## [STATED EXERCISE]
Go through the listing below and list every line with "that".

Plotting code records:
● ● ●

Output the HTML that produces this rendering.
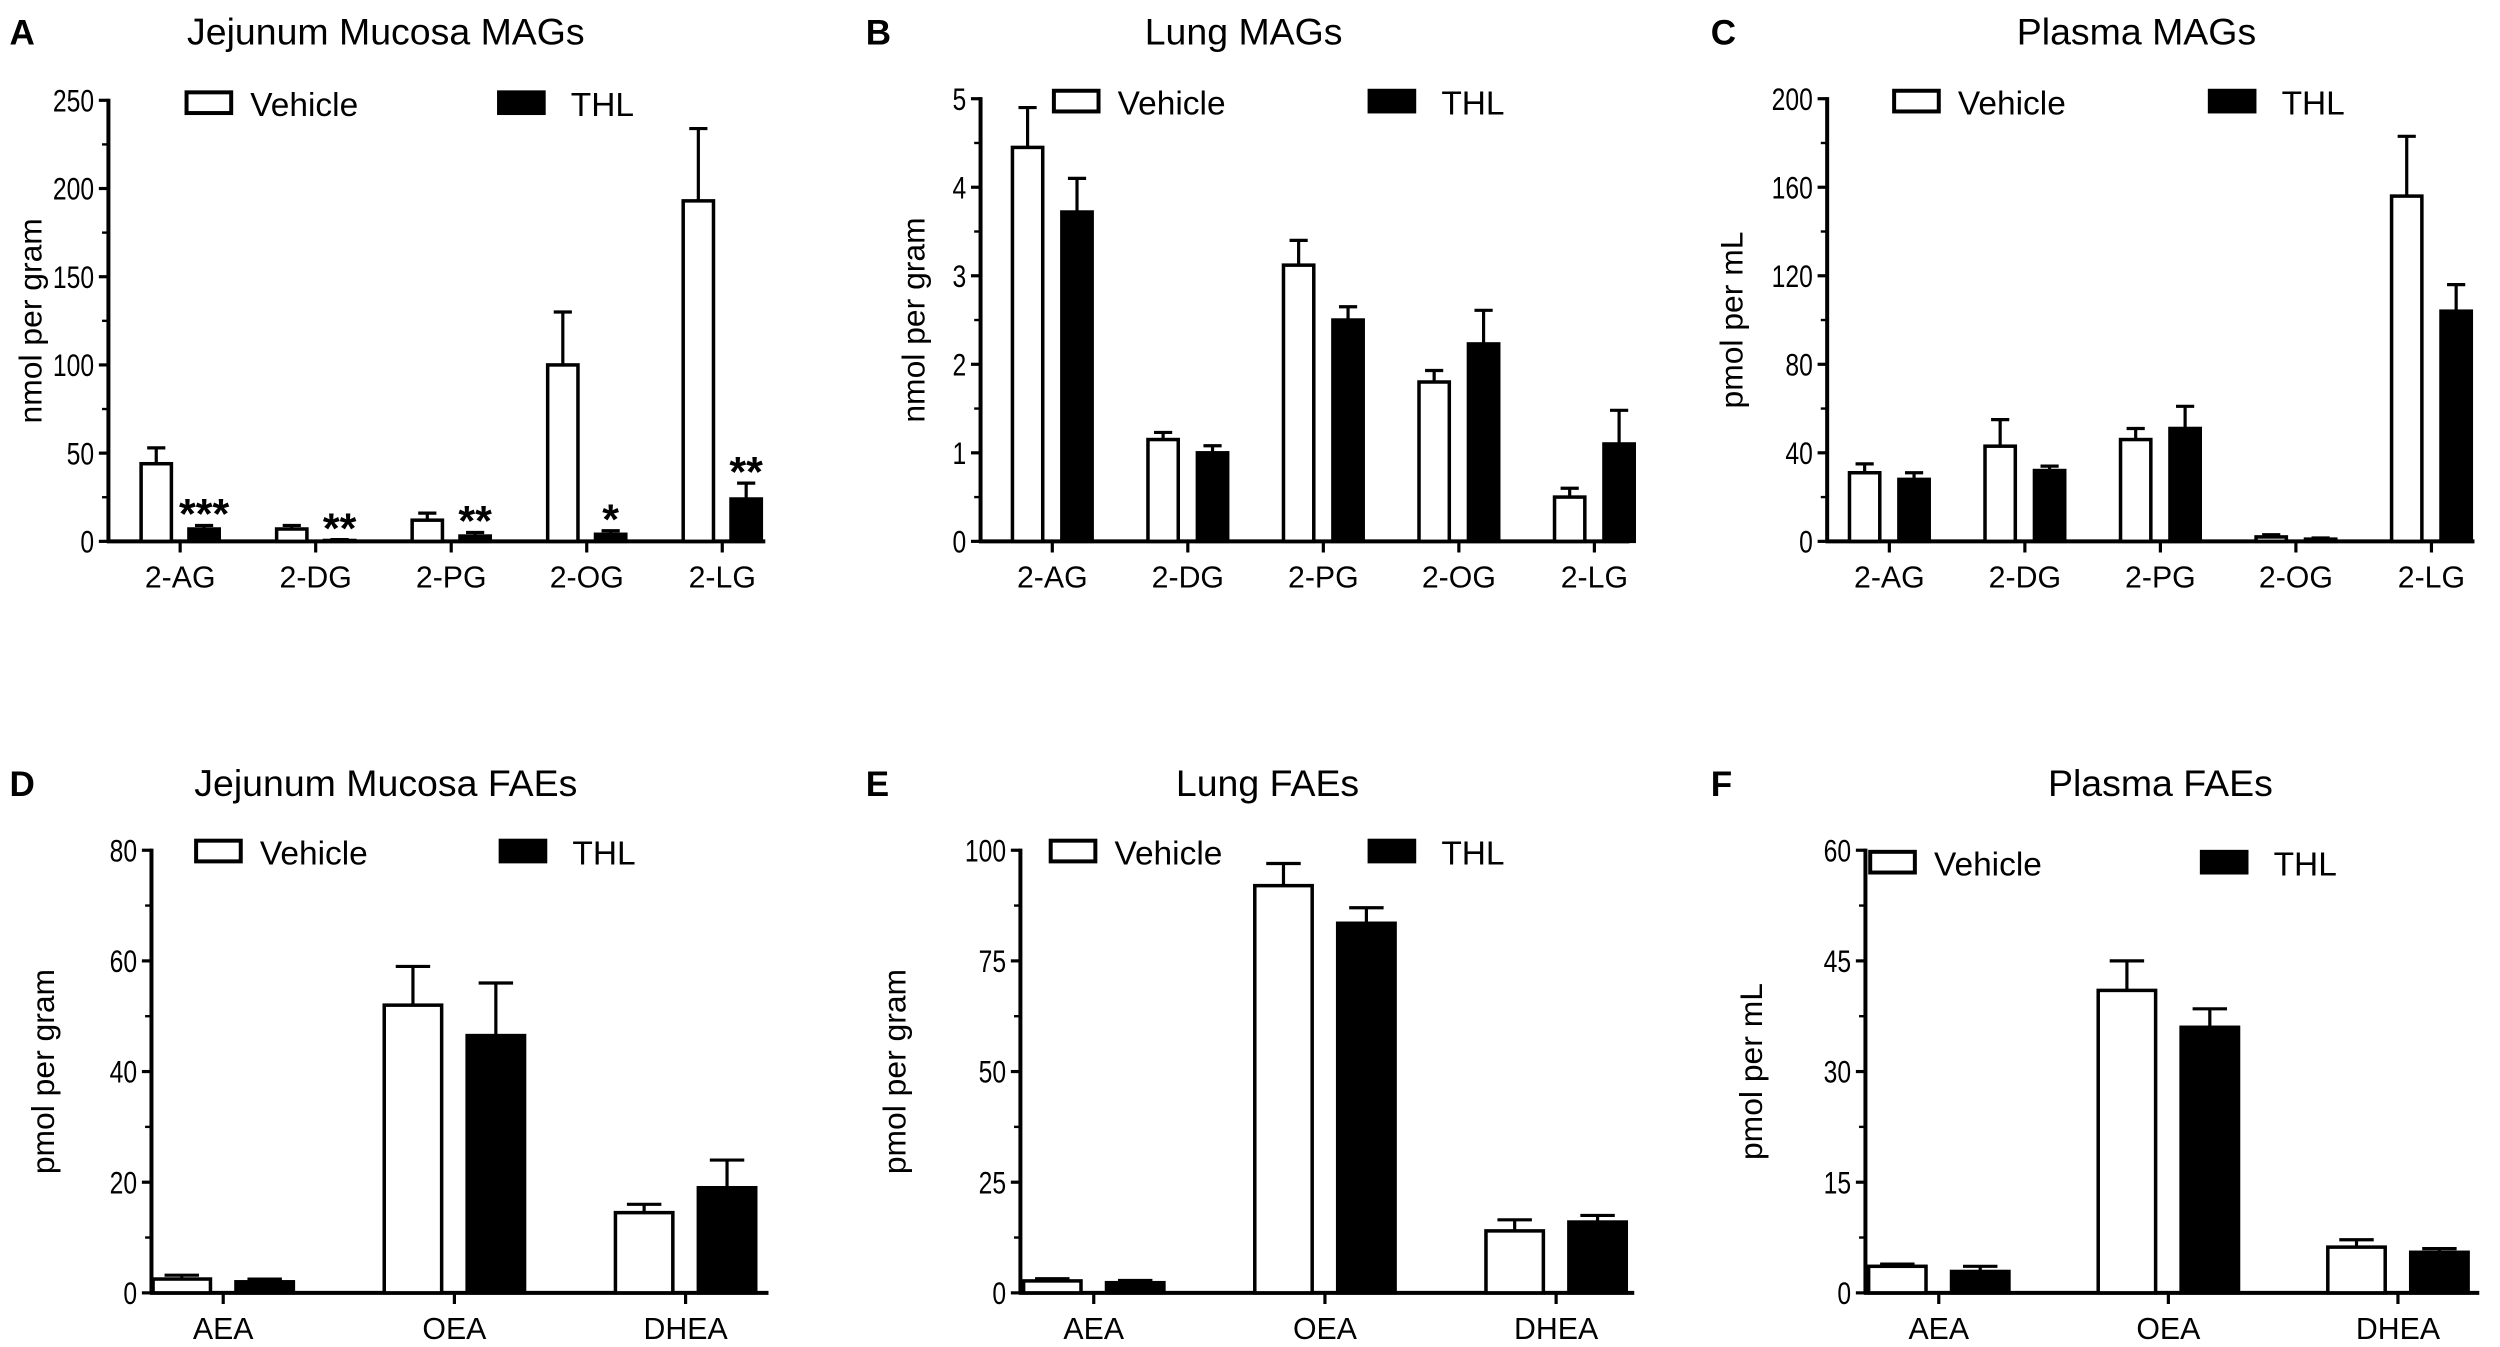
<!DOCTYPE html>
<html><head><meta charset="utf-8"><style>
html,body{margin:0;padding:0;background:#fff;}
svg{display:block;font-family:"Liberation Sans",Arial,sans-serif;}
</style></head><body>
<svg id="fig" width="2500" height="1347" viewBox="0 0 1568 846" preserveAspectRatio="none" xmlns="http://www.w3.org/2000/svg"></svg>
<script>
// ---- data ----
const magCats = ["2-AG","2-DG","2-PG","2-OG","2-LG"];
const faeCats = ["AEA","OEA","DHEA"];
const aVeh = [44,7,12,100,193], aVehErr = [9,2,4,30,41];
const aThl = [7,0.5,3,4,24], aThlErr = [2,0.5,2,2,9];
const aStars = ["***","**","**","*","**"];
const bVeh = [4.45,1.15,3.12,1.8,0.5], bVehErr = [0.45,0.08,0.28,0.13,0.1];
const bThl = [3.72,1.0,2.5,2.23,1.1], bThlErr = [0.38,0.08,0.15,0.38,0.38];
const cVeh = [31,43,46,2,156], cVehErr = [4,12,5,1,27];
const cThl = [28,32,51,1,104], cThlErr = [3,2,10,0.5,12];
const dVeh = [2.5,52,14.5], dVehErr = [0.7,7,1.5];
const dThl = [2,46.5,19], dThlErr = [0.5,9.5,5];
const eVeh = [2.7,92,14], eVehErr = [0.5,5,2.5];
const eThl = [2.3,83.5,16], eThlErr = [0.5,3.5,1.5];
const fVeh = [3.6,41,6.2], fVehErr = [0.3,4,1];
const fThl = [2.9,36,5.5], fThlErr = [0.7,2.5,0.5];
const aTicks=[0,50,100,150,200,250], bTicks=[0,1,2,3,4,5], cTicks=[0,40,80,120,160,200];
const dTicks=[0,20,40,60,80], eTicks=[0,25,50,75,100], fTicks=[0,15,30,45,60];

const NS="http://www.w3.org/2000/svg";
const svg=document.getElementById('fig');
function mk(tag,attrs,parent,text){const e=document.createElementNS(NS,tag);for(const k in attrs)e.setAttribute(k,attrs[k]);if(text!==undefined)e.textContent=text;(parent||svg).appendChild(e);return e;}

function panel(p){
  const g=mk('g',{});
  
  
  const ymax=p.ticks[p.ticks.length-1];
  const Y=v=>p.y0-(v/ymax)*(p.y0-p.ytop);
  const X=i=>p.c0+i*p.sp;
  const l=mk('text',{x:p.lx,y:p.ty,'font-size':22,'font-weight':'bold'},g,p.id);
  
  const t=mk('text',{x:p.tx,y:p.ty,'font-size':23.5,'text-anchor':'middle'},g,p.title);
  
  const yt=mk('text',{x:0,y:0,'font-size':20,'text-anchor':'middle',transform:`translate(${p.yx},${(p.y0+p.ytop)/2}) rotate(-90)`},g,p.ylabel);
  
  mk('line',{x1:p.ax,y1:p.ytop-1,x2:p.ax,y2:p.y0+1,stroke:'#000','stroke-width':2.5},g);
  mk('line',{x1:p.ax-1,y1:p.y0,x2:p.xend,y2:p.y0,stroke:'#000','stroke-width':2.5},g);
  const step=p.ticks[1]-p.ticks[0];
  p.ticks.forEach((v,i)=>{
    mk('line',{x1:p.ax-6,y1:Y(v),x2:p.ax,y2:Y(v),stroke:'#000','stroke-width':2},g);
    const s=String(v);
    const tl=mk('text',{x:p.ax-9,y:Y(v)+7,'font-size':19.5,'text-anchor':'end',textLength:s.length*8.6,lengthAdjust:'spacingAndGlyphs'},g,s);
    
    if(i<p.ticks.length-1) mk('line',{x1:p.ax-4,y1:Y(v+step/2),x2:p.ax,y2:Y(v+step/2),stroke:'#000','stroke-width':1.5},g);
  });
  p.cats.forEach((c,i)=>{
    mk('line',{x1:X(i),y1:p.y0,x2:X(i),y2:p.y0+7,stroke:'#000','stroke-width':2},g);
    const xl=mk('text',{x:X(i),y:p.y0+29,'font-size':19,'text-anchor':'middle'},g,c);
    
  });
  function bars(vals,errs,off,fill,name){
    vals.forEach((v,i)=>{
      const cx=X(i)+off, top=Y(v), et=Y(v+errs[i]);
      mk('line',{x1:cx,y1:top,x2:cx,y2:et,stroke:'#000','stroke-width':2},g);
      mk('line',{x1:cx-p.bw*0.3,y1:et,x2:cx+p.bw*0.3,y2:et,stroke:'#000','stroke-width':2},g);
      const r=mk('rect',{x:cx-p.bw/2,y:top,width:p.bw,height:Math.max(p.y0-top,0.5),fill:fill,stroke:'#000','stroke-width':2.2},g);
      
      
    });
  }
  bars(p.veh,p.vehErr,-p.off,'#fff','vehicle');
  bars(p.thl,p.thlErr,p.off,'#000','thl');
  if(p.stars){p.stars.forEach((s,i)=>{
    const st=mk('text',{x:X(i)+p.off,y:Y(p.thl[i]+p.thlErr[i])+2,'font-size':27,'font-weight':'bold','text-anchor':'middle'},g,s);
    
  });}
  const lg=mk('g',{},g);
  
  mk('rect',{x:p.lgx1,y:p.lgy-7,width:28,height:13,fill:'#fff',stroke:'#000','stroke-width':2.5},lg);
  mk('text',{x:p.lgx1+40,y:p.lgy+8,'font-size':21},lg,'Vehicle');
  mk('rect',{x:p.lgx2,y:p.lgy-7,width:28,height:13,fill:'#000',stroke:'#000','stroke-width':2.5},lg);
  mk('text',{x:p.lgx2+45,y:p.lgy+8,'font-size':21},lg,'THL');
}
panel({id:'A',title:'Jejunum Mucosa MAGs',lx:6,tx:242,ty:28,ylabel:'nmol per gram',yx:26,ax:68,ytop:63,y0:340,xend:480,c0:113,sp:85,bw:19,off:15,cats:magCats,ticks:aTicks,veh:aVeh,vehErr:aVehErr,thl:aThl,thlErr:aThlErr,stars:aStars,lgx1:117,lgx2:313,lgy:65});
panel({id:'B',title:'Lung MAGs',lx:543,tx:780,ty:28,ylabel:'nmol per gram',yx:580,ax:615,ytop:62,y0:340,xend:1022,c0:660,sp:85,bw:19,off:15.5,cats:magCats,ticks:bTicks,veh:bVeh,vehErr:bVehErr,thl:bThl,thlErr:bThlErr,lgx1:661,lgx2:859,lgy:64});
panel({id:'C',title:'Plasma MAGs',lx:1073,tx:1340,ty:28,ylabel:'pmol per mL',yx:1093,ax:1146,ytop:62,y0:340,xend:1552,c0:1185,sp:85,bw:19,off:15.5,cats:magCats,ticks:cTicks,veh:cVeh,vehErr:cVehErr,thl:cThl,thlErr:cThlErr,lgx1:1188,lgx2:1386,lgy:64});
panel({id:'D',title:'Jejunum Mucosa FAEs',lx:6,tx:242,ty:500,ylabel:'pmol per gram',yx:34,ax:95,ytop:534,y0:812,xend:482,c0:140,sp:145,bw:36,off:26,cats:faeCats,ticks:dTicks,veh:dVeh,vehErr:dVehErr,thl:dThl,thlErr:dThlErr,lgx1:123,lgx2:314,lgy:535});
panel({id:'E',title:'Lung FAEs',lx:543,tx:795,ty:500,ylabel:'pmol per gram',yx:568,ax:640,ytop:534,y0:812,xend:1025,c0:686,sp:145,bw:36,off:26,cats:faeCats,ticks:eTicks,veh:eVeh,vehErr:eVehErr,thl:eThl,thlErr:eThlErr,lgx1:659,lgx2:859,lgy:535});
panel({id:'F',title:'Plasma FAEs',lx:1073,tx:1355,ty:500,ylabel:'pmol per mL',yx:1105,ax:1170,ytop:534,y0:812,xend:1555,c0:1216,sp:144,bw:36,off:26,cats:faeCats,ticks:fTicks,veh:fVeh,vehErr:fVehErr,thl:fThl,thlErr:fThlErr,lgx1:1173,lgx2:1381,lgy:542});
</script>
</body></html>
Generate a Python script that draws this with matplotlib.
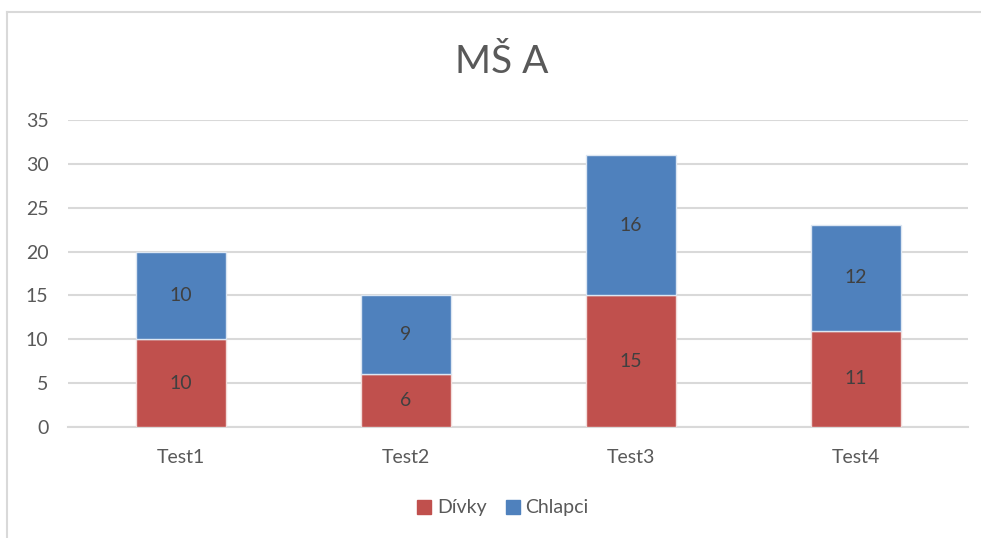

● ● ●

## [OUTPUT OF THE EXERCISE]
Output the HTML that produces this rendering.
Generate a Python script that draws this with matplotlib.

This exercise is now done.